Mas as perguntas não ficam por aqui. "Será que a tomada da vacina tem o mesmo efeito ou um efeito superior às outras medidas alternativas que eu posso adotar? E aí é que começa a ser mais duvidoso", diz o jurista.
"Se continuarmos a tomar medidas de distanciamento social, medidas de higiene pessoa e ética respiratória, eventualmente o efeito seria um efeito idêntico ao da vacina, porque, não tenhamos ilusões, a toma da vacina numa fase inicial — e se calhar durante alguns anos —, não vai erradicar a doença. Ela continuará em circulação, vai é diminuir, obviamente, a pressão sobre os hospitais públicos. Mas vamos admitir então que a medida é adequada. Eu depois ainda tinha que provar se a medida é a menos restritiva possível e se ela acautela suficientemente os outros direitos em presença; aqui é que eu tenho mais dúvidas", remata.
Em conclusão, o professor refere que "há determinadas categorias profissionais e etárias para as quais talvez não seja inconstitucional a vacinação obrigatória", mas percebe o porquê de isso não ter sido equacionado até ao momento.

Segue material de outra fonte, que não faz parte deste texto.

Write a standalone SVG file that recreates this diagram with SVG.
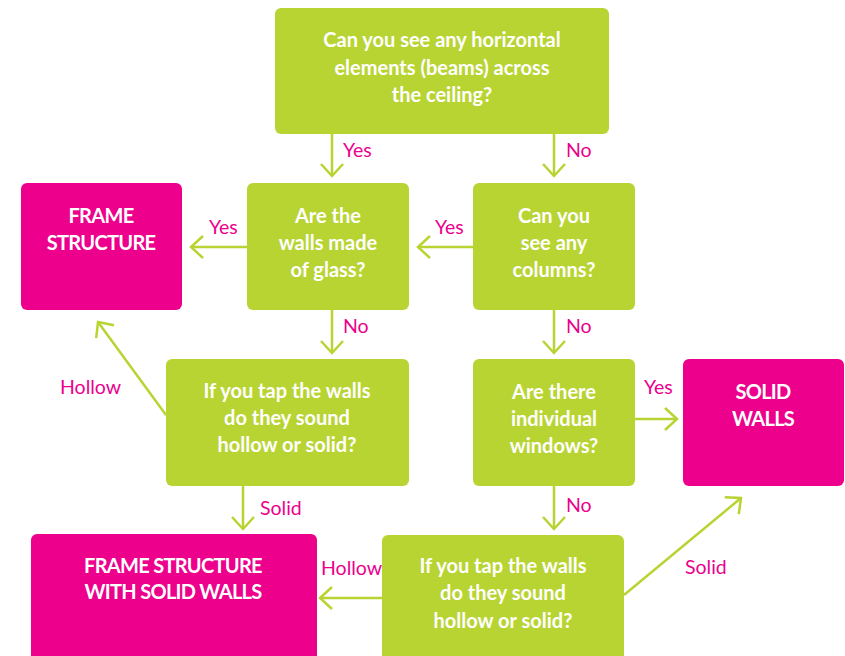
<svg xmlns="http://www.w3.org/2000/svg" width="845" height="656" viewBox="0 0 845 656">
<defs>
<style>
.q{fill:#B8D432}
.a{fill:#EC008C}
.t{fill:#fff;font-family:Lato,"Open Sans",sans-serif;font-weight:bold;font-size:20px;text-anchor:middle}
.u{letter-spacing:-0.7px}
.l{fill:#EC008C;font-family:Lato,"Open Sans",sans-serif;font-size:19.5px}
.c{stroke:#B8D432;stroke-width:2.5;fill:none;marker-end:url(#ah)}
</style>
<marker id="ah" markerUnits="userSpaceOnUse" viewBox="0 0 16 26" refX="14" refY="13" markerWidth="16" markerHeight="26" orient="auto">
<path d="M2,2 L14,13 L2,24" fill="none" stroke="#B8D432" stroke-width="2.5"/>
</marker>
</defs>
<rect width="845" height="656" fill="#fff"/>
<g id="connectors">
<line class="c" x1="332" y1="134" x2="332" y2="176"/>
<line class="c" x1="554" y1="134" x2="554" y2="176"/>
<line class="c" x1="247" y1="247" x2="191" y2="247"/>
<line class="c" x1="473" y1="247" x2="418" y2="247"/>
<line class="c" x1="332" y1="310" x2="332" y2="353"/>
<line class="c" x1="554" y1="310" x2="554" y2="353"/>
<line class="c" x1="166" y1="415" x2="98" y2="322"/>
<line class="c" x1="635" y1="419" x2="677" y2="419"/>
<line class="c" x1="243" y1="486" x2="243" y2="529"/>
<line class="c" x1="554" y1="486" x2="554" y2="529"/>
<line class="c" x1="382" y1="598" x2="320" y2="598"/>
<line class="c" x1="624" y1="595" x2="741" y2="498"/>
<text class="l" x="343" y="157">Yes</text>
<text class="l" x="566" y="157">No</text>
<text class="l" x="209" y="234">Yes</text>
<text class="l" x="435" y="234">Yes</text>
<text class="l" x="343" y="333">No</text>
<text class="l" x="566" y="333">No</text>
<text class="l" x="60" y="394">Hollow</text>
<text class="l" x="644" y="394">Yes</text>
<text class="l" x="260" y="515">Solid</text>
<text class="l" x="566" y="512">No</text>
<text class="l" x="321" y="575">Hollow</text>
<text class="l" x="685" y="574">Solid</text>
</g>
<g id="q-beams">
<rect class="q" x="275" y="8" width="334" height="126" rx="6"/>
<text class="t" x="442" y="47">Can you see any horizontal</text>
<text class="t" x="442" y="75">elements (beams) across</text>
<text class="t" x="442" y="102">the ceiling?</text>
</g>
<g id="frame-structure">
<rect class="a" x="21" y="183" width="161" height="127" rx="6"/>
<text class="t u" x="101" y="223">FRAME</text>
<text class="t u" x="101" y="250">STRUCTURE</text>
</g>
<g id="q-glass">
<rect class="q" x="247" y="183" width="162" height="127" rx="6"/>
<text class="t" x="328" y="223">Are the</text>
<text class="t" x="328" y="250">walls made</text>
<text class="t" x="328" y="277">of glass?</text>
</g>
<g id="q-columns">
<rect class="q" x="473" y="183" width="162" height="127" rx="6"/>
<text class="t" x="554" y="223">Can you</text>
<text class="t" x="554" y="250">see any</text>
<text class="t" x="554" y="277">columns?</text>
</g>
<g id="q-tap-1">
<rect class="q" x="166" y="359" width="243" height="127" rx="6"/>
<text class="t" x="287" y="398">If you tap the walls</text>
<text class="t" x="287" y="425">do they sound</text>
<text class="t" x="287" y="452">hollow or solid?</text>
</g>
<g id="q-windows">
<rect class="q" x="473" y="359" width="162" height="127" rx="6"/>
<text class="t" x="554" y="399">Are there</text>
<text class="t" x="554" y="426">individual</text>
<text class="t" x="554" y="453">windows?</text>
</g>
<g id="solid-walls">
<rect class="a" x="683" y="359" width="161" height="127" rx="6"/>
<text class="t u" x="763" y="399">SOLID</text>
<text class="t u" x="763" y="426">WALLS</text>
</g>
<g id="frame-solid-walls">
<rect class="a" x="31" y="534" width="286" height="140" rx="6"/>
<text class="t u" x="173" y="573">FRAME STRUCTURE</text>
<text class="t u" x="173" y="599">WITH SOLID WALLS</text>
</g>
<g id="q-tap-2">
<rect class="q" x="382" y="535" width="242" height="140" rx="6"/>
<text class="t" x="503" y="573">If you tap the walls</text>
<text class="t" x="503" y="600">do they sound</text>
<text class="t" x="503" y="628">hollow or solid?</text>
</g>
</svg>
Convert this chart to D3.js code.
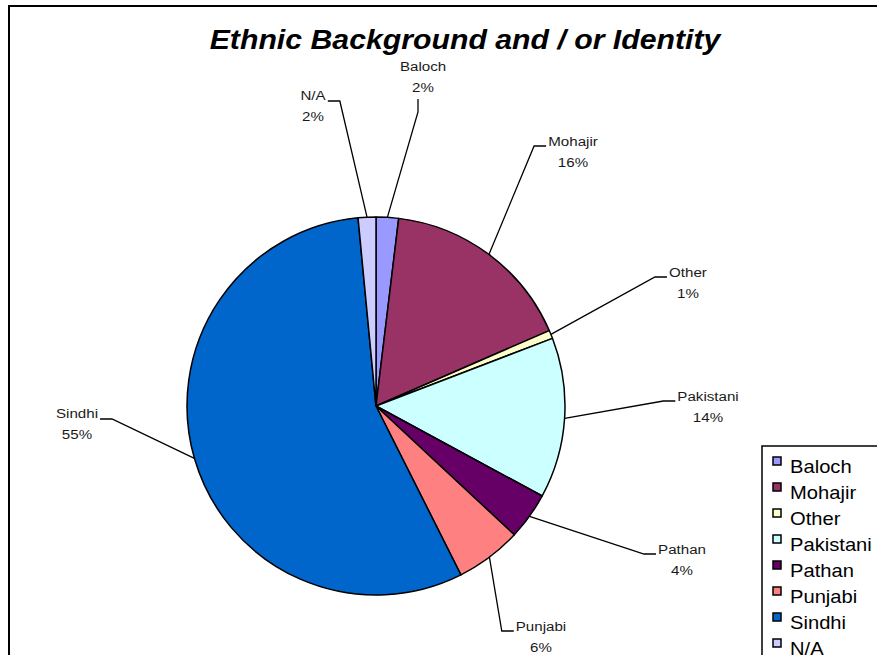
<!DOCTYPE html>
<html>
<head>
<meta charset="utf-8">
<script src="https://cdn.jsdelivr.net/npm/d3@7"></script>
<style>
  body { margin: 0; background: #fff; }
  svg { display: block; font-family: "Liberation Sans", Arial, sans-serif; }
</style>
</head>
<body>
<div id="chart"></div>
<script>
// data (percent of respondents)
const groups = ["Baloch", "Mohajir", "Other", "Pakistani", "Pathan", "Punjabi", "Sindhi", "N/A"];
const shares = [1.9, 16.4, 0.7, 13.6, 4.0, 5.6, 55.4, 1.5];
const colours = ["#9999FF", "#993366", "#FFFFCC", "#CCFFFF", "#660066", "#FF8080", "#0066CC", "#CCCCFF"];

const data = groups.map((g, i) => ({name: g, value: shares[i]}));

// where each data label sits (centre of first line) and which side the leader leaves from
const labelPos = {
  "Baloch":    {x: 423, y: 66,  side: "below"},
  "Mohajir":   {x: 573, y: 141, side: "left"},
  "Other":     {x: 688, y: 272, side: "left"},
  "Pakistani": {x: 708, y: 396, side: "left"},
  "Pathan":    {x: 682, y: 549, side: "left"},
  "Punjabi":   {x: 541, y: 626, side: "left"},
  "Sindhi":    {x: 77,  y: 413, side: "right"},
  "N/A":       {x: 313, y: 95,  side: "right"}
};

const width = 877, height = 655;
const cx = 376, cy = 406, radius = 189;
const stretch = 1.12; // text in the original is a bit wider than Arial

const svg = d3.select("#chart")
  .append("svg")
  .attr("width", width)
  .attr("height", height);

// outer frame
svg.append("rect")
  .attr("x", 9).attr("y", 6)
  .attr("width", 920).attr("height", 700)
  .attr("fill", "#fff")
  .attr("stroke", "#000")
  .attr("stroke-width", 2);

const addText = (parent, str, x, y, size, opts = {}) =>
  parent.append("text")
    .attr("transform", `translate(${x},${y}) scale(${stretch},1)`)
    .attr("text-anchor", opts.anchor || "middle")
    .attr("dominant-baseline", "central")
    .attr("font-size", size)
    .attr("font-weight", opts.weight || "normal")
    .attr("font-style", opts.style || "normal")
    .attr("fill", opts.fill || "#000")
    .text(str);

// title
addText(svg, "Ethnic Background and / or Identity", 465, 40, 27, {weight: "bold", style: "italic"});

// pie
const pie = d3.pie().value(d => d.value).sort(null);
const arcs = pie(data);
const arc = d3.arc().innerRadius(0).outerRadius(radius);

const pieG = svg.append("g").attr("transform", `translate(${cx},${cy})`);

pieG.selectAll("path")
  .data(arcs)
  .join("path")
    .attr("d", arc)
    .attr("fill", (d, i) => colours[i])
    .attr("stroke", "#000")
    .attr("stroke-width", 1.5)
    .attr("stroke-linejoin", "round");

// labels with leader lines
const labelG = svg.append("g");

arcs.forEach(d => {
  const p = labelPos[d.data.name];
  const pct = Math.round(d.data.value) + "%";
  const t1 = addText(labelG, d.data.name, p.x, p.y, 13.5, {fill: "#1a1a1a"});
  addText(labelG, pct, p.x, p.y + 21, 13.5, {fill: "#1a1a1a"});

  const w = t1.node().getBBox().width * stretch;
  const mid = (d.startAngle + d.endAngle) / 2;
  const edge = [cx + radius * Math.sin(mid), cy - radius * Math.cos(mid)];

  let p1, p2;
  if (p.side === "left") {
    p1 = [p.x - w / 2 - 2, p.y + 5];
    p2 = [p1[0] - 12, p1[1]];
  } else if (p.side === "right") {
    p1 = [p.x + w / 2 + 2, p.y + 6];
    p2 = [p1[0] + 12, p1[1]];
  } else {
    p1 = [p.x - 5, p.y + 33];
    p2 = [p1[0], p1[1] + 13];
  }

  labelG.append("path")
    .attr("d", d3.line()([p1, p2, edge]))
    .attr("fill", "none")
    .attr("stroke", "#000")
    .attr("stroke-width", 1.3);
});

// legend (runs off the right and bottom edges, as in the original)
const legend = svg.append("g");
legend.append("rect")
  .attr("x", 762).attr("y", 446)
  .attr("width", 200).attr("height", 300)
  .attr("fill", "#fff")
  .attr("stroke", "#000")
  .attr("stroke-width", 1.5);

const legendY = d3.scalePoint()
  .domain(groups)
  .range([467, 467 + 26 * (groups.length - 1)]);

legend.selectAll("rect.key")
  .data(groups)
  .join("rect")
    .attr("class", "key")
    .attr("x", 773)
    .attr("y", d => legendY(d) - 10)
    .attr("width", 8)
    .attr("height", 8)
    .attr("fill", (d, i) => colours[i])
    .attr("stroke", "#000")
    .attr("stroke-width", 1.5);

groups.forEach(g => addText(legend, g, 790, legendY(g), 18, {anchor: "start"}));
</script>
</body>
</html>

"Eu percebo que o governo português e que a Assembleia da República não tenham imposto a vacinação obrigatória porque de facto é difícil justificar uma vacinação obrigatória universal. Para profissionais de saúde talvez seja tolerável, para funcionários de lares de idosos também me parece que talvez seja tolerável. Vacinação de professores que lidam com menores de 18 anos parece-me pouco tolerável, porque a taxa de incidência é tão reduzida que tornar obrigatória não me parece aceitável. Mesmo a vacinação obrigatória de professores e funcionários de universidades e institutos politécnicos também me parece difícil, ainda que apesar de a maioria da população ser jovem haja alunos maiores de 23, com 40, 50 ou 60 anos. Aí teria de se pensar se era preferível impor a vacinação obrigatória ou se se devia garantir o ensino não presencial a alunos com mais de 60 anos, por exemplo. Se calhar, como são poucos, talvez fizesse sentido. Ou seja, a decisão legislativa tem de ser sempre uma decisão ponderada. Temos de tentar afinar a medida para ser o menos lesiva possível", diz.
No fim de contas, "qualquer vacinação obrigatória corresponde sempre a uma limitação de direitos". E contra a covid-19 não seria diferente.